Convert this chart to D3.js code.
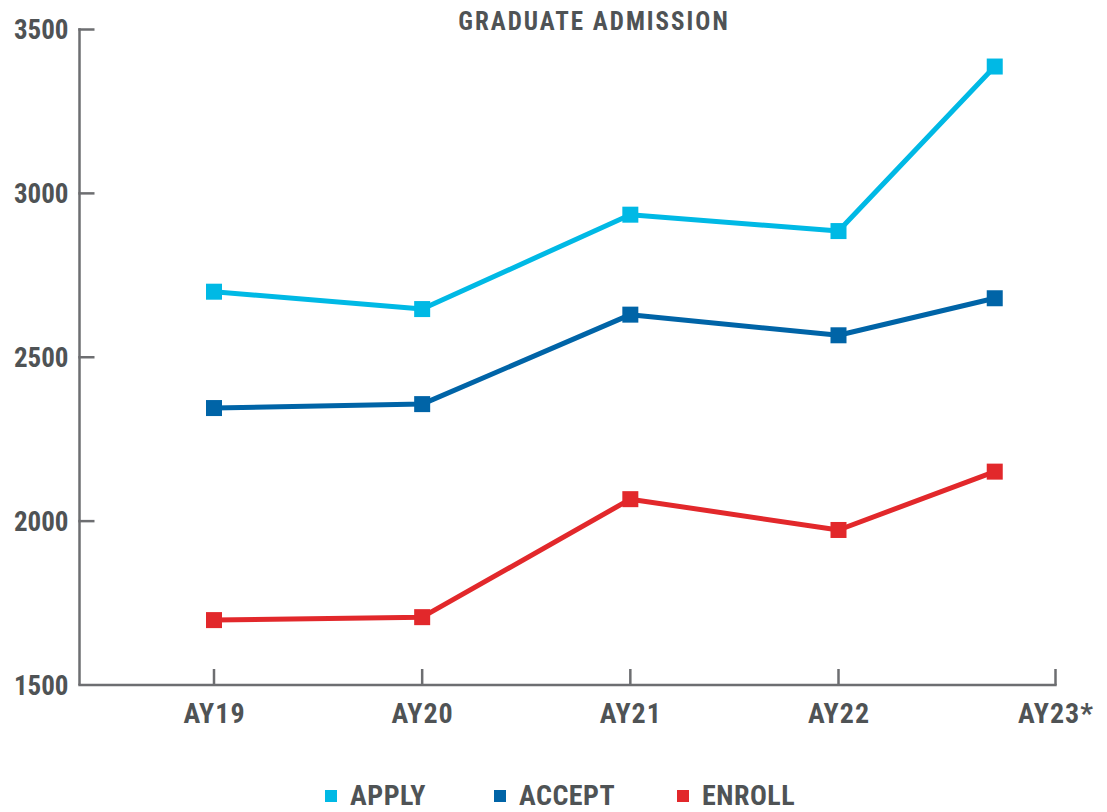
<!DOCTYPE html>
<html>
<head>
<meta charset="utf-8">
<script src="https://cdn.jsdelivr.net/npm/d3@7"></script>
<style>
  html, body { margin: 0; padding: 0; background: #fff; }
  svg { display: block; }
  text { font-family: "Liberation Sans Narrow", "Roboto Condensed", "Roboto", sans-serif; fill: #4f5355; font-weight: bold; }
</style>
</head>
<body>
<svg id="chart" width="1107" height="812"></svg>
<script>
const categories = ["AY19", "AY20", "AY21", "AY22", "AY23*"];
// AY23* is a partial year: its point sits before the end of the period
const periodPos = [0, 1, 2, 3, 3.72];
const applyValues  = [2700, 2647, 2935, 2885, 3387];
const acceptValues = [2345, 2357, 2630, 2567, 2680];
const enrollValues = [1698, 1707, 2067, 1973, 2151];
const yTicks = [1500, 2000, 2500, 3000, 3500];
const seriesNames = ["APPLY", "ACCEPT", "ENROLL"];
const seriesColors = ["#00b9e5", "#0064a7", "#e2282b"];
const title = "GRADUATE ADMISSION";

const series = [applyValues, acceptValues, enrollValues].map((vals, i) => ({
  name: seriesNames[i], color: seriesColors[i],
  points: vals.map((v, j) => ({ p: periodPos[j], v }))
}));

const svg = d3.select("#chart");
const axisColor = "#6d6e71";

const x = d3.scaleLinear().domain([0, 3, 4]).range([214, 838.5, 1055.5]);
const y = d3.scaleLinear().domain([1500, 3500]).range([685, 29.5]);
const axisLeftX = 79.5;

// Y axis
const yAxis = svg.append("g").attr("transform", `translate(${axisLeftX},0)`);
yAxis.append("line").attr("x1", 0).attr("x2", 0).attr("y1", y(3500) - 1.2).attr("y2", y(1500))
  .attr("stroke", axisColor).attr("stroke-width", 2.5);
yAxis.selectAll(".yt").data(yTicks.filter(d => d !== 1500)).join("line")
  .attr("x1", -1.2).attr("x2", 15).attr("y1", d => y(d)).attr("y2", d => y(d))
  .attr("stroke", axisColor).attr("stroke-width", 2.5);
yAxis.selectAll(".yl").data(yTicks).join("text")
  .attr("x", -11).attr("y", d => y(d)).attr("dy", "0.36em")
  .attr("text-anchor", "end").attr("font-size", 27)
  .text(d => d);

// X axis
const xAxis = svg.append("g").attr("transform", `translate(0,${y(1500)})`);
xAxis.append("line").attr("x1", axisLeftX - 1.2).attr("x2", x(4) + 1.2).attr("y1", 0).attr("y2", 0)
  .attr("stroke", axisColor).attr("stroke-width", 2.5);
xAxis.selectAll(".xt").data(categories).join("line")
  .attr("x1", (d, i) => x(i)).attr("x2", (d, i) => x(i)).attr("y1", 0).attr("y2", -16)
  .attr("stroke", axisColor).attr("stroke-width", 2.5);
xAxis.selectAll(".xl").data(categories).join("text")
  .attr("x", (d, i) => x(i) + 0.5).attr("y", 38)
  .attr("text-anchor", "middle").attr("font-size", 28).attr("letter-spacing", 1)
  .text(d => d);

// Title
svg.append("text").attr("x", 594).attr("y", 30).attr("text-anchor", "middle")
  .attr("font-size", 25).attr("letter-spacing", 2).text(title);

// Lines and markers
const line = d3.line().x(d => x(d.p)).y(d => y(d.v));
const ms = 16;
series.forEach(s => {
  const g = svg.append("g");
  g.append("path").datum(s.points).attr("d", line)
    .attr("fill", "none").attr("stroke", s.color).attr("stroke-width", 5)
    .attr("stroke-linejoin", "round");
  g.selectAll("rect").data(s.points).join("rect")
    .attr("x", d => x(d.p) - ms / 2).attr("y", d => y(d.v) - ms / 2)
    .attr("width", ms).attr("height", ms).attr("fill", s.color);
});

// Legend
const legendX = [325, 494, 677];
const legend = svg.append("g");
series.forEach((s, i) => {
  legend.append("rect").attr("x", legendX[i]).attr("y", 790).attr("width", 12).attr("height", 12)
    .attr("fill", s.color);
  legend.append("text").attr("x", legendX[i] + 25).attr("y", 805)
    .attr("font-size", 28).attr("letter-spacing", 0.5).text(s.name);
});
</script>
</body>
</html>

====================

Repeat the listing in full and exactly. Do not include any images.

=== COMPLETED EXERCISE ===
Convert this chart to D3.js code.
<!DOCTYPE html>
<html>
<head>
<meta charset="utf-8">
<script src="https://cdn.jsdelivr.net/npm/d3@7"></script>
<style>
  html, body { margin: 0; padding: 0; background: #fff; }
  svg { display: block; }
  text { font-family: "Liberation Sans Narrow", "Roboto Condensed", "Roboto", sans-serif; fill: #4f5355; font-weight: bold; }
</style>
</head>
<body>
<svg id="chart" width="1107" height="812"></svg>
<script>
const categories = ["AY19", "AY20", "AY21", "AY22", "AY23*"];
// AY23* is a partial year: its point sits before the end of the period
const periodPos = [0, 1, 2, 3, 3.72];
const applyValues  = [2700, 2647, 2935, 2885, 3387];
const acceptValues = [2345, 2357, 2630, 2567, 2680];
const enrollValues = [1698, 1707, 2067, 1973, 2151];
const yTicks = [1500, 2000, 2500, 3000, 3500];
const seriesNames = ["APPLY", "ACCEPT", "ENROLL"];
const seriesColors = ["#00b9e5", "#0064a7", "#e2282b"];
const title = "GRADUATE ADMISSION";

const series = [applyValues, acceptValues, enrollValues].map((vals, i) => ({
  name: seriesNames[i], color: seriesColors[i],
  points: vals.map((v, j) => ({ p: periodPos[j], v }))
}));

const svg = d3.select("#chart");
const axisColor = "#6d6e71";

const x = d3.scaleLinear().domain([0, 3, 4]).range([214, 838.5, 1055.5]);
const y = d3.scaleLinear().domain([1500, 3500]).range([685, 29.5]);
const axisLeftX = 79.5;

// Y axis
const yAxis = svg.append("g").attr("transform", `translate(${axisLeftX},0)`);
yAxis.append("line").attr("x1", 0).attr("x2", 0).attr("y1", y(3500) - 1.2).attr("y2", y(1500))
  .attr("stroke", axisColor).attr("stroke-width", 2.5);
yAxis.selectAll(".yt").data(yTicks.filter(d => d !== 1500)).join("line")
  .attr("x1", -1.2).attr("x2", 15).attr("y1", d => y(d)).attr("y2", d => y(d))
  .attr("stroke", axisColor).attr("stroke-width", 2.5);
yAxis.selectAll(".yl").data(yTicks).join("text")
  .attr("x", -11).attr("y", d => y(d)).attr("dy", "0.36em")
  .attr("text-anchor", "end").attr("font-size", 27)
  .text(d => d);

// X axis
const xAxis = svg.append("g").attr("transform", `translate(0,${y(1500)})`);
xAxis.append("line").attr("x1", axisLeftX - 1.2).attr("x2", x(4) + 1.2).attr("y1", 0).attr("y2", 0)
  .attr("stroke", axisColor).attr("stroke-width", 2.5);
xAxis.selectAll(".xt").data(categories).join("line")
  .attr("x1", (d, i) => x(i)).attr("x2", (d, i) => x(i)).attr("y1", 0).attr("y2", -16)
  .attr("stroke", axisColor).attr("stroke-width", 2.5);
xAxis.selectAll(".xl").data(categories).join("text")
  .attr("x", (d, i) => x(i) + 0.5).attr("y", 38)
  .attr("text-anchor", "middle").attr("font-size", 28).attr("letter-spacing", 1)
  .text(d => d);

// Title
svg.append("text").attr("x", 594).attr("y", 30).attr("text-anchor", "middle")
  .attr("font-size", 25).attr("letter-spacing", 2).text(title);

// Lines and markers
const line = d3.line().x(d => x(d.p)).y(d => y(d.v));
const ms = 16;
series.forEach(s => {
  const g = svg.append("g");
  g.append("path").datum(s.points).attr("d", line)
    .attr("fill", "none").attr("stroke", s.color).attr("stroke-width", 5)
    .attr("stroke-linejoin", "round");
  g.selectAll("rect").data(s.points).join("rect")
    .attr("x", d => x(d.p) - ms / 2).attr("y", d => y(d.v) - ms / 2)
    .attr("width", ms).attr("height", ms).attr("fill", s.color);
});

// Legend
const legendX = [325, 494, 677];
const legend = svg.append("g");
series.forEach((s, i) => {
  legend.append("rect").attr("x", legendX[i]).attr("y", 790).attr("width", 12).attr("height", 12)
    .attr("fill", s.color);
  legend.append("text").attr("x", legendX[i] + 25).attr("y", 805)
    .attr("font-size", 28).attr("letter-spacing", 0.5).text(s.name);
});
</script>
</body>
</html>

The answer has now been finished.